There was strong circumstantial evidence that the companies are being used for financial scam activity.
Not one of the companies appeared to be trading.
Why are stronger security measures needed to combat cyber fraud?
These comments were made by the Court and by ASIC.
Justice Stewart:
“I appreciate that there are potentially hundreds of defrauded investors, most of them likely being abroad, who will be deeply disappointed that there are no assets for distribution, but that is the unavoidable conclusion.”
ASIC
“ASIC takes action … by prosecuting those that help facilitate their conduct and taking down over 130 scam websites each week. Our ongoing work to uplift and improve our registry system will also help…”
“However, these scams are like hydras: you shut down one and two more take its place. That's why we're warning consumers that the threat of scams and identity fraud remains high. We remind consumers to be vigilant,” said Ms Court.
(ASIC MEDIA RELEASE (25-052MR))
The Registry/Connect program
On the ASIC webpage Stabilising and uplifting ASIC business registers ASIC states that 2025-26 Budget funding will deliver new functionality to ASIC’s RegistryConnect program to stabilise and uplift ASIC’s registers, including:
- strengthen authentication of registry users
- uplift the quality and integrity of registry data
- address cyber-security and technology risks
My suggestion is that ASIC adopt as a mandatory requirement that all new directors provide an ATO Tax Clearance.

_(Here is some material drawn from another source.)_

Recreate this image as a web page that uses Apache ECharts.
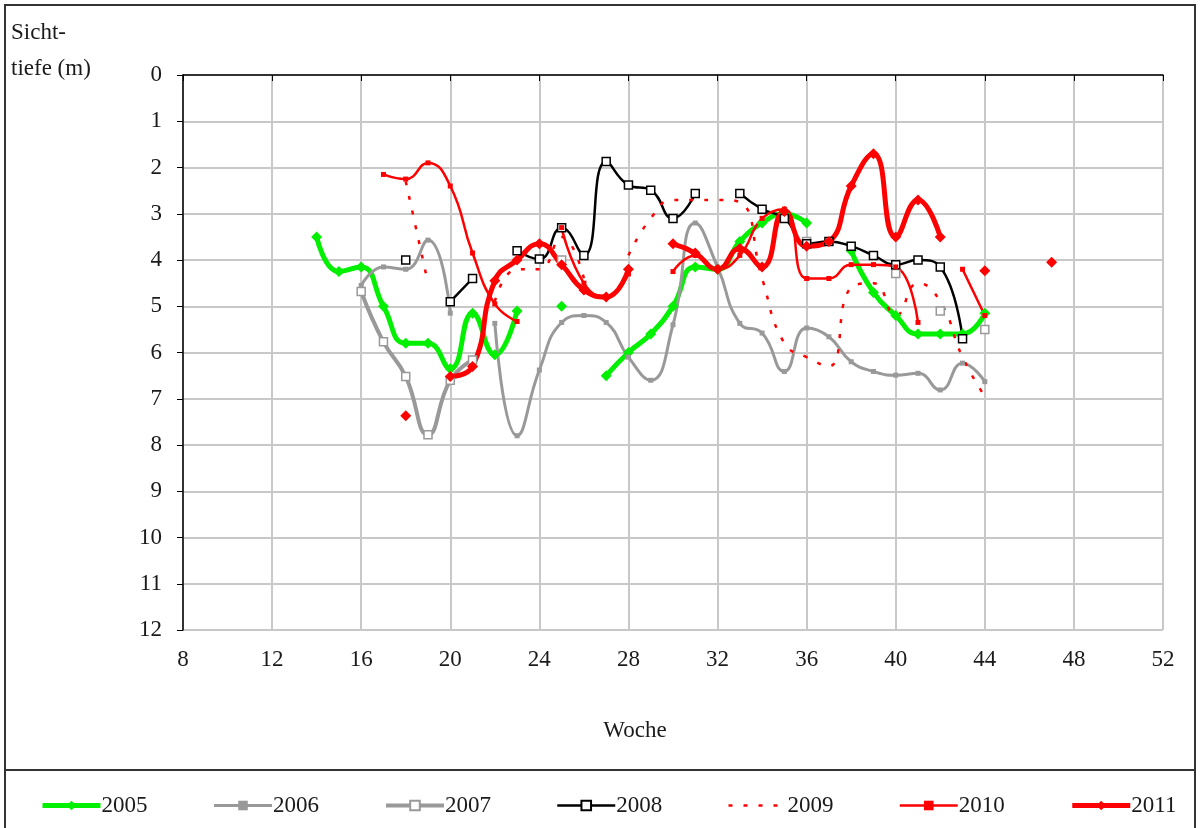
<!DOCTYPE html>
<html>
<head>
<meta charset="utf-8">
<script src="https://cdn.jsdelivr.net/npm/echarts@6/dist/echarts.min.js"></script>
<style>
  html, body { margin: 0; padding: 0; background: #fff; }
  #chart { width: 1200px; height: 828px; }
</style>
</head>
<body>
<div id="chart"></div>
<script>
// Sichttiefe per Kalenderwoche, one array per year (null = no measurement)
const weeks = [14, 15, 16, 17, 18, 19, 20, 21, 22, 23, 24, 25, 26, 27, 28, 29, 30,
  31, 32, 33, 34, 35, 36, 37, 38, 39, 40, 41, 42, 43, 44, 45, 46, 47];

const y2005 = [3.5, 4.25, 4.15, 5.0, 5.8, 5.8, 6.35, 5.15, 6.05, 5.1, null, 5.0, null, 6.5, 6.0, 5.6, 5.0,
  4.15, 4.2, 3.6, 3.2, 3.0, 3.2, null, 3.8, 4.7, 5.2, 5.6, 5.6, 5.6, 5.15, null, null, null];
const y2006 = [null, null, 4.55, 4.15, 4.2, 3.57, 5.15, null, 5.37, 7.8, 6.38, 5.35, 5.2, 5.35, 6.1, 6.6, 5.4,
  3.2, 4.15, 5.37, 5.58, 6.41, 5.47, 5.66, 6.2, 6.41, 6.49, 6.45, 6.81, 6.23, 6.63, null, null, null];
const y2007 = [null, null, 4.68, 5.77, 6.52, 7.78, 6.6, 6.16, null, null, null, 4.0, null, null, null, null, null,
  null, null, null, null, null, 3.6, null, null, null, 4.29, null, 5.1, null, 5.5, null, null, null];
const y2008 = [null, null, null, null, 4.0, null, 4.9, 4.4, null, 3.8, 3.98, 3.3, 3.9, 1.87, 2.38, 2.49, 3.1,
  2.56, null, 2.56, 2.9, 3.1, 3.65, 3.6, 3.7, 3.9, 4.1, 4.0, 4.15, 5.7, null, null, null, null];
const y2009 = [null, null, null, null, 2.3, 4.5, null, null, 4.9, 4.2, 4.2, 3.5, 4.4, null, 3.9, 3.1, 2.7,
  2.7, 2.7, 2.75, 4.4, 5.8, 6.1, 6.3, 4.6, 4.5, 5.2, 4.5, 4.9, 6.1, 6.95, null, null, null];
const y2010 = [null, null, null, 2.15, 2.25, 1.9, 2.4, 3.85, 4.95, 5.33, null, 3.3, 4.5, 4.8, 4.3, null, 4.25,
  3.9, 4.2, 3.9, 3.1, 2.9, 4.4, 4.4, 4.1, 4.1, 4.15, 5.35, null, 4.2, 5.2, null, null, null];
const y2011 = [null, null, null, null, 7.37, null, 6.52, 6.3, 4.45, 4.0, 3.65, 4.1, 4.65, 4.8, 4.2, null, 3.65,
  3.85, 4.2, 3.75, 4.15, 2.95, 3.7, 3.6, 2.4, 1.7, 3.5, 2.7, 3.5, null, 4.23, null, null, 4.05];

const FONT = '"Liberation Serif", "Times New Roman", serif';
const TEXT = '#1a1a1a';

const pairs = vals => weeks.map((w, i) => [w, vals[i] == null ? '-' : vals[i]]);

const chart = echarts.init(document.getElementById('chart'));

const seriesDefs = [
  { name: '2005', data: y2005, color: '#00f000', width: 5, symbol: 'diamond', size: 11, fill: '#00f000' },
  { name: '2006', data: y2006, color: '#999999', width: 3, symbol: 'rect', size: 5, fill: '#999999' },
  { name: '2007', data: y2007, color: '#999999', width: 4, symbol: 'rect', size: 8, fill: '#ffffff' },
  { name: '2008', data: y2008, color: '#000000', width: 2.5, symbol: 'rect', size: 8, fill: '#ffffff' },
  { name: '2009', data: y2009, color: '#ff0000', width: 2.5, symbol: 'none', size: 0, fill: '#ff0000', dash: [4, 11] },
  { name: '2010', data: y2010, color: '#ff0000', width: 2.5, symbol: 'rect', size: 5, fill: '#ff0000' },
  { name: '2011', data: y2011, color: '#ff0000', width: 5, symbol: 'diamond', size: 11, fill: '#ff0000' }
];

const series = seriesDefs.map(s => ({
  name: s.name,
  type: 'line',
  data: pairs(s.data),
  smooth: 0.5,
  connectNulls: false,
  symbol: s.symbol,
  symbolSize: s.size,
  showSymbol: s.symbol !== 'none',
  color: s.color,
  lineStyle: { color: s.color, width: s.width, type: s.dash || 'solid' },
  itemStyle: { color: s.fill, borderColor: s.color, borderWidth: s.fill === '#ffffff' ? 1.5 : 0 },
  emphasis: { disabled: true },
  animation: false
}));

const option = {
  backgroundColor: '#ffffff',
  animation: false,
  textStyle: { fontFamily: FONT, color: TEXT },
  title: {
    text: 'Sicht-\ntiefe (m)',
    left: 6,
    top: 10,
    textStyle: { fontFamily: FONT, fontSize: 23, fontWeight: 'normal', color: TEXT, lineHeight: 36 }
  },
  grid: { left: 183, right: 37, top: 75, bottom: 198 },
  xAxis: {
    type: 'value',
    min: 8,
    max: 52,
    interval: 4,
    axisLine: { lineStyle: { color: '#000', width: 1.5 } },
    axisTick: { show: true, length: 6, lineStyle: { color: '#000' } },
    axisLabel: { fontFamily: FONT, fontSize: 23, color: TEXT, margin: 18 },
    splitLine: { show: true, lineStyle: { color: '#c8c8c8', width: 2 } }
  },
  yAxis: {
    type: 'value',
    inverse: true,
    min: 0,
    max: 12,
    interval: 1,
    axisLine: { show: true, lineStyle: { color: '#000', width: 1.5 } },
    axisTick: { show: true, length: 6, lineStyle: { color: '#000' } },
    axisLabel: { fontFamily: FONT, fontSize: 23, color: TEXT, margin: 21 },
    splitLine: { show: true, lineStyle: { color: '#c8c8c8', width: 2 } }
  },
  legend: {
    left: 35,
    top: 789,
    itemWidth: 58,
    itemHeight: 12,
    itemGap: 65,
    textStyle: { fontFamily: FONT, fontSize: 23, color: TEXT, padding: [0, 0, 0, -4] },
    data: seriesDefs.map(s => {
      const item = { name: s.name, lineStyle: { width: s.width } };
      if (s.symbol === 'none') item.itemStyle = { opacity: 0 };
      return item;
    })
  },
  graphic: [
    { type: 'rect', shape: { x: 5, y: 5, width: 1190, height: 765 }, style: { fill: null, stroke: '#333', lineWidth: 2 }, silent: true },
    { type: 'rect', shape: { x: 5, y: 770, width: 1190, height: 70 }, style: { fill: null, stroke: '#333', lineWidth: 2 }, silent: true },
    {
      type: 'text', x: 635, y: 731, silent: true,
      style: { text: 'Woche', fontFamily: FONT, fontSize: 23, fill: TEXT, align: 'center', verticalAlign: 'middle' }
    }
  ],
  series: series
};

chart.setOption(option);
</script>
</body>
</html>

This requirement is mandatory for every sale of real estate in Australia and has been effective to strengthen the integrity of the taxation system since it was introduced in 2016. It was strengthened in 2025. See my article The net tightens on capital gains tax clearances for real estate sales.
To issue a Tax Clearance Certificate, the Australian Taxation Office must be satisfied that the applicant has lodged income tax returns recently and is satisfied as to Australian residency or foreign residency.
ASIC should make an ATO Tax Clearance a condition to be satisfied before processing forms for appointment of new directors for new companies and for existing companies.